# Job
Copy each line below exactly and leave the pictures out.

╭──

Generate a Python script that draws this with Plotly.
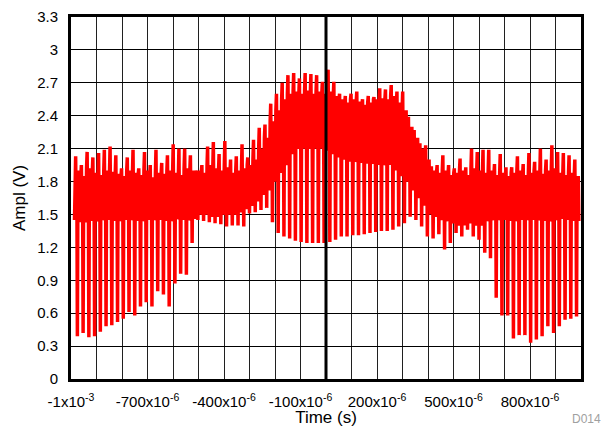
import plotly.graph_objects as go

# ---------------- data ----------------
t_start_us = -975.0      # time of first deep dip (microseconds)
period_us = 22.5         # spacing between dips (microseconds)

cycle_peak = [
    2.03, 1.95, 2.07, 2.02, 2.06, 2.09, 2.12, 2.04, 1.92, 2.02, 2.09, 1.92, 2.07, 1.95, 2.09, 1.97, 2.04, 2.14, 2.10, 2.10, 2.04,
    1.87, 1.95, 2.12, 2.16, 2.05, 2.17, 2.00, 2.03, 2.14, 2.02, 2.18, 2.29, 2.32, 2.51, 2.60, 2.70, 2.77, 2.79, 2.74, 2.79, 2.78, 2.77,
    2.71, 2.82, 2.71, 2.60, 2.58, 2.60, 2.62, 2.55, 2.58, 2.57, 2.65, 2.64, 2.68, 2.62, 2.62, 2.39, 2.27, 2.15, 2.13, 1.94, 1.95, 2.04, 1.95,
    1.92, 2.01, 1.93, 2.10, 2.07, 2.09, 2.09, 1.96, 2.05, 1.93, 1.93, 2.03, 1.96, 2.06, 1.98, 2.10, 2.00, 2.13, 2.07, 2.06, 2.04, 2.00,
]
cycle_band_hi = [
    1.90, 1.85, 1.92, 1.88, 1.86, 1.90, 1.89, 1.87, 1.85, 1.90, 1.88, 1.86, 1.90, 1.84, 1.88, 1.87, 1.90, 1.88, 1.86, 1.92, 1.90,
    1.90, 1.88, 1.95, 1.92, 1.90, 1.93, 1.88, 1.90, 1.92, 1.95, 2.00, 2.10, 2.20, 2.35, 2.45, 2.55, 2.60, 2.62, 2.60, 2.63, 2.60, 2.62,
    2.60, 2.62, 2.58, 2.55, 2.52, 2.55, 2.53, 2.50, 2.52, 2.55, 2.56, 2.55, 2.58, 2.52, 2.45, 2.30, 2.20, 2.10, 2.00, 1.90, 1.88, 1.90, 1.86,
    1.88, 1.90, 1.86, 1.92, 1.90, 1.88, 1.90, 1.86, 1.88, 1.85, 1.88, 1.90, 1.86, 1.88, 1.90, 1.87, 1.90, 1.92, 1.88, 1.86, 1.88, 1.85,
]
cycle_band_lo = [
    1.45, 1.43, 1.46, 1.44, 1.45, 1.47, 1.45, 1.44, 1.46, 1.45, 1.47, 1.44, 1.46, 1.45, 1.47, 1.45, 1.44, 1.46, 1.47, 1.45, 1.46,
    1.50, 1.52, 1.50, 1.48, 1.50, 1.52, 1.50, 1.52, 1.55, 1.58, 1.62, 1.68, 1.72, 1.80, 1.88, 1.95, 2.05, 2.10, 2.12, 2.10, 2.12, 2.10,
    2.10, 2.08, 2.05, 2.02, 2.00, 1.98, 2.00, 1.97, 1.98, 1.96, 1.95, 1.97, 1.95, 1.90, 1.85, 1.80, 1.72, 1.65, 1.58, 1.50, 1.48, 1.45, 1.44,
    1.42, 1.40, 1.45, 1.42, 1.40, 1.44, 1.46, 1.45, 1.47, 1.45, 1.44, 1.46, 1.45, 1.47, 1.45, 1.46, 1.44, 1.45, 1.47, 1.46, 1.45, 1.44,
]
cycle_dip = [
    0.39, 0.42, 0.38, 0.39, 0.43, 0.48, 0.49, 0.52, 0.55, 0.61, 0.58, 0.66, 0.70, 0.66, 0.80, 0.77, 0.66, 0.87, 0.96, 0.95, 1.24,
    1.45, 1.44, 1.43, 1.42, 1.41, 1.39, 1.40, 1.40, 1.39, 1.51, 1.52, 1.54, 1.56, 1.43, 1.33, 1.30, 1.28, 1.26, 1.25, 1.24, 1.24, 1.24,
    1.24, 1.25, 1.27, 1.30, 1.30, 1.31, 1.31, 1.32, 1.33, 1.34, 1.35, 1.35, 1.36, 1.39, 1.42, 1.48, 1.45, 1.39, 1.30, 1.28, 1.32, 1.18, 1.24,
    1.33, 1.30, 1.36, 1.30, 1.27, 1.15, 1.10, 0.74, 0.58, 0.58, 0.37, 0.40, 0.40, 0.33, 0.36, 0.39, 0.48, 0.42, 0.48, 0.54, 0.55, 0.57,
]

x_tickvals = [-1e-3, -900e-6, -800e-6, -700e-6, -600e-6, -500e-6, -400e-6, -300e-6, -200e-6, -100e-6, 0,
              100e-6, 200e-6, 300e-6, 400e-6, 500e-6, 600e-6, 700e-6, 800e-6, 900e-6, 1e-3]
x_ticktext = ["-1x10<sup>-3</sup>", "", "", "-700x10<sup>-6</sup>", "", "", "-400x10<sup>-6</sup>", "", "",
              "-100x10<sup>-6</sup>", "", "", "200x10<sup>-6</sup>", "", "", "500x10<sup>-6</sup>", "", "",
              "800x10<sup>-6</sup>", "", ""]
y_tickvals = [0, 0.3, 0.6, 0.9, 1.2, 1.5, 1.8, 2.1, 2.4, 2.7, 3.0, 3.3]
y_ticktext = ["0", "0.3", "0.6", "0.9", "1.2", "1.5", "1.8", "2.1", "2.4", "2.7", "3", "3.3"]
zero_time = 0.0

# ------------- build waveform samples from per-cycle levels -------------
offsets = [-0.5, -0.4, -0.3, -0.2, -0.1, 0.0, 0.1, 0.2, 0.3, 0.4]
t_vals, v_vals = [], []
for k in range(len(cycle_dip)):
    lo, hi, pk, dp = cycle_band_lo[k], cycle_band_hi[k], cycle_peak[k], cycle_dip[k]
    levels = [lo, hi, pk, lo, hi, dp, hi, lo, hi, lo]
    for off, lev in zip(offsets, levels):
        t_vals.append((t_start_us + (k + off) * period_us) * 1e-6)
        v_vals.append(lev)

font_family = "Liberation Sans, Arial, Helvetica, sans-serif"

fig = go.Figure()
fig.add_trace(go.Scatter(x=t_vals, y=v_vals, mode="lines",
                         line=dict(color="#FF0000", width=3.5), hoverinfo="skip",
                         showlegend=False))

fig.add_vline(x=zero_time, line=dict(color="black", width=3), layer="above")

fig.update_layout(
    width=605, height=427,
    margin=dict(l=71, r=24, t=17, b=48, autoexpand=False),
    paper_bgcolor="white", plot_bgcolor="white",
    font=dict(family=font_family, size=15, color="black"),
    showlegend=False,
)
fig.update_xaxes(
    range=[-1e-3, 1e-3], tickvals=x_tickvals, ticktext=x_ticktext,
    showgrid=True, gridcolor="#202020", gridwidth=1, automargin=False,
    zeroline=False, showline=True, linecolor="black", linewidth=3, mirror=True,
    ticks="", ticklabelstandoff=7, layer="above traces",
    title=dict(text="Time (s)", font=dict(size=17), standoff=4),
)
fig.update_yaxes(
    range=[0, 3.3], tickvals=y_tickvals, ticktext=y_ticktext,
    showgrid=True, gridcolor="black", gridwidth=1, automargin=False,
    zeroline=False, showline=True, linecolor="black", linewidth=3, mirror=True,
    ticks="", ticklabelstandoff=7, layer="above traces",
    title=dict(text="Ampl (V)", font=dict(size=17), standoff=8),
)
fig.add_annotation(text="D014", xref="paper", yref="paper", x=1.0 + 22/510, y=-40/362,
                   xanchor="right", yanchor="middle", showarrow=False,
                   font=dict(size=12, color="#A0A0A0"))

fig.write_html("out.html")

╰──

# Output for this exercise
Generate a Python script that draws this with Plotly.
import plotly.graph_objects as go

# ---------------- data ----------------
t_start_us = -975.0      # time of first deep dip (microseconds)
period_us = 22.5         # spacing between dips (microseconds)

cycle_peak = [
    2.03, 1.95, 2.07, 2.02, 2.06, 2.09, 2.12, 2.04, 1.92, 2.02, 2.09, 1.92, 2.07, 1.95, 2.09, 1.97, 2.04, 2.14, 2.10, 2.10, 2.04,
    1.87, 1.95, 2.12, 2.16, 2.05, 2.17, 2.00, 2.03, 2.14, 2.02, 2.18, 2.29, 2.32, 2.51, 2.60, 2.70, 2.77, 2.79, 2.74, 2.79, 2.78, 2.77,
    2.71, 2.82, 2.71, 2.60, 2.58, 2.60, 2.62, 2.55, 2.58, 2.57, 2.65, 2.64, 2.68, 2.62, 2.62, 2.39, 2.27, 2.15, 2.13, 1.94, 1.95, 2.04, 1.95,
    1.92, 2.01, 1.93, 2.10, 2.07, 2.09, 2.09, 1.96, 2.05, 1.93, 1.93, 2.03, 1.96, 2.06, 1.98, 2.10, 2.00, 2.13, 2.07, 2.06, 2.04, 2.00,
]
cycle_band_hi = [
    1.90, 1.85, 1.92, 1.88, 1.86, 1.90, 1.89, 1.87, 1.85, 1.90, 1.88, 1.86, 1.90, 1.84, 1.88, 1.87, 1.90, 1.88, 1.86, 1.92, 1.90,
    1.90, 1.88, 1.95, 1.92, 1.90, 1.93, 1.88, 1.90, 1.92, 1.95, 2.00, 2.10, 2.20, 2.35, 2.45, 2.55, 2.60, 2.62, 2.60, 2.63, 2.60, 2.62,
    2.60, 2.62, 2.58, 2.55, 2.52, 2.55, 2.53, 2.50, 2.52, 2.55, 2.56, 2.55, 2.58, 2.52, 2.45, 2.30, 2.20, 2.10, 2.00, 1.90, 1.88, 1.90, 1.86,
    1.88, 1.90, 1.86, 1.92, 1.90, 1.88, 1.90, 1.86, 1.88, 1.85, 1.88, 1.90, 1.86, 1.88, 1.90, 1.87, 1.90, 1.92, 1.88, 1.86, 1.88, 1.85,
]
cycle_band_lo = [
    1.45, 1.43, 1.46, 1.44, 1.45, 1.47, 1.45, 1.44, 1.46, 1.45, 1.47, 1.44, 1.46, 1.45, 1.47, 1.45, 1.44, 1.46, 1.47, 1.45, 1.46,
    1.50, 1.52, 1.50, 1.48, 1.50, 1.52, 1.50, 1.52, 1.55, 1.58, 1.62, 1.68, 1.72, 1.80, 1.88, 1.95, 2.05, 2.10, 2.12, 2.10, 2.12, 2.10,
    2.10, 2.08, 2.05, 2.02, 2.00, 1.98, 2.00, 1.97, 1.98, 1.96, 1.95, 1.97, 1.95, 1.90, 1.85, 1.80, 1.72, 1.65, 1.58, 1.50, 1.48, 1.45, 1.44,
    1.42, 1.40, 1.45, 1.42, 1.40, 1.44, 1.46, 1.45, 1.47, 1.45, 1.44, 1.46, 1.45, 1.47, 1.45, 1.46, 1.44, 1.45, 1.47, 1.46, 1.45, 1.44,
]
cycle_dip = [
    0.39, 0.42, 0.38, 0.39, 0.43, 0.48, 0.49, 0.52, 0.55, 0.61, 0.58, 0.66, 0.70, 0.66, 0.80, 0.77, 0.66, 0.87, 0.96, 0.95, 1.24,
    1.45, 1.44, 1.43, 1.42, 1.41, 1.39, 1.40, 1.40, 1.39, 1.51, 1.52, 1.54, 1.56, 1.43, 1.33, 1.30, 1.28, 1.26, 1.25, 1.24, 1.24, 1.24,
    1.24, 1.25, 1.27, 1.30, 1.30, 1.31, 1.31, 1.32, 1.33, 1.34, 1.35, 1.35, 1.36, 1.39, 1.42, 1.48, 1.45, 1.39, 1.30, 1.28, 1.32, 1.18, 1.24,
    1.33, 1.30, 1.36, 1.30, 1.27, 1.15, 1.10, 0.74, 0.58, 0.58, 0.37, 0.40, 0.40, 0.33, 0.36, 0.39, 0.48, 0.42, 0.48, 0.54, 0.55, 0.57,
]

x_tickvals = [-1e-3, -900e-6, -800e-6, -700e-6, -600e-6, -500e-6, -400e-6, -300e-6, -200e-6, -100e-6, 0,
              100e-6, 200e-6, 300e-6, 400e-6, 500e-6, 600e-6, 700e-6, 800e-6, 900e-6, 1e-3]
x_ticktext = ["-1x10<sup>-3</sup>", "", "", "-700x10<sup>-6</sup>", "", "", "-400x10<sup>-6</sup>", "", "",
              "-100x10<sup>-6</sup>", "", "", "200x10<sup>-6</sup>", "", "", "500x10<sup>-6</sup>", "", "",
              "800x10<sup>-6</sup>", "", ""]
y_tickvals = [0, 0.3, 0.6, 0.9, 1.2, 1.5, 1.8, 2.1, 2.4, 2.7, 3.0, 3.3]
y_ticktext = ["0", "0.3", "0.6", "0.9", "1.2", "1.5", "1.8", "2.1", "2.4", "2.7", "3", "3.3"]
zero_time = 0.0

# ------------- build waveform samples from per-cycle levels -------------
offsets = [-0.5, -0.4, -0.3, -0.2, -0.1, 0.0, 0.1, 0.2, 0.3, 0.4]
t_vals, v_vals = [], []
for k in range(len(cycle_dip)):
    lo, hi, pk, dp = cycle_band_lo[k], cycle_band_hi[k], cycle_peak[k], cycle_dip[k]
    levels = [lo, hi, pk, lo, hi, dp, hi, lo, hi, lo]
    for off, lev in zip(offsets, levels):
        t_vals.append((t_start_us + (k + off) * period_us) * 1e-6)
        v_vals.append(lev)

font_family = "Liberation Sans, Arial, Helvetica, sans-serif"

fig = go.Figure()
fig.add_trace(go.Scatter(x=t_vals, y=v_vals, mode="lines",
                         line=dict(color="#FF0000", width=3.5), hoverinfo="skip",
                         showlegend=False))

fig.add_vline(x=zero_time, line=dict(color="black", width=3), layer="above")

fig.update_layout(
    width=605, height=427,
    margin=dict(l=71, r=24, t=17, b=48, autoexpand=False),
    paper_bgcolor="white", plot_bgcolor="white",
    font=dict(family=font_family, size=15, color="black"),
    showlegend=False,
)
fig.update_xaxes(
    range=[-1e-3, 1e-3], tickvals=x_tickvals, ticktext=x_ticktext,
    showgrid=True, gridcolor="#202020", gridwidth=1, automargin=False,
    zeroline=False, showline=True, linecolor="black", linewidth=3, mirror=True,
    ticks="", ticklabelstandoff=7, layer="above traces",
    title=dict(text="Time (s)", font=dict(size=17), standoff=4),
)
fig.update_yaxes(
    range=[0, 3.3], tickvals=y_tickvals, ticktext=y_ticktext,
    showgrid=True, gridcolor="black", gridwidth=1, automargin=False,
    zeroline=False, showline=True, linecolor="black", linewidth=3, mirror=True,
    ticks="", ticklabelstandoff=7, layer="above traces",
    title=dict(text="Ampl (V)", font=dict(size=17), standoff=8),
)
fig.add_annotation(text="D014", xref="paper", yref="paper", x=1.0 + 22/510, y=-40/362,
                   xanchor="right", yanchor="middle", showarrow=False,
                   font=dict(size=12, color="#A0A0A0"))

fig.write_html("out.html")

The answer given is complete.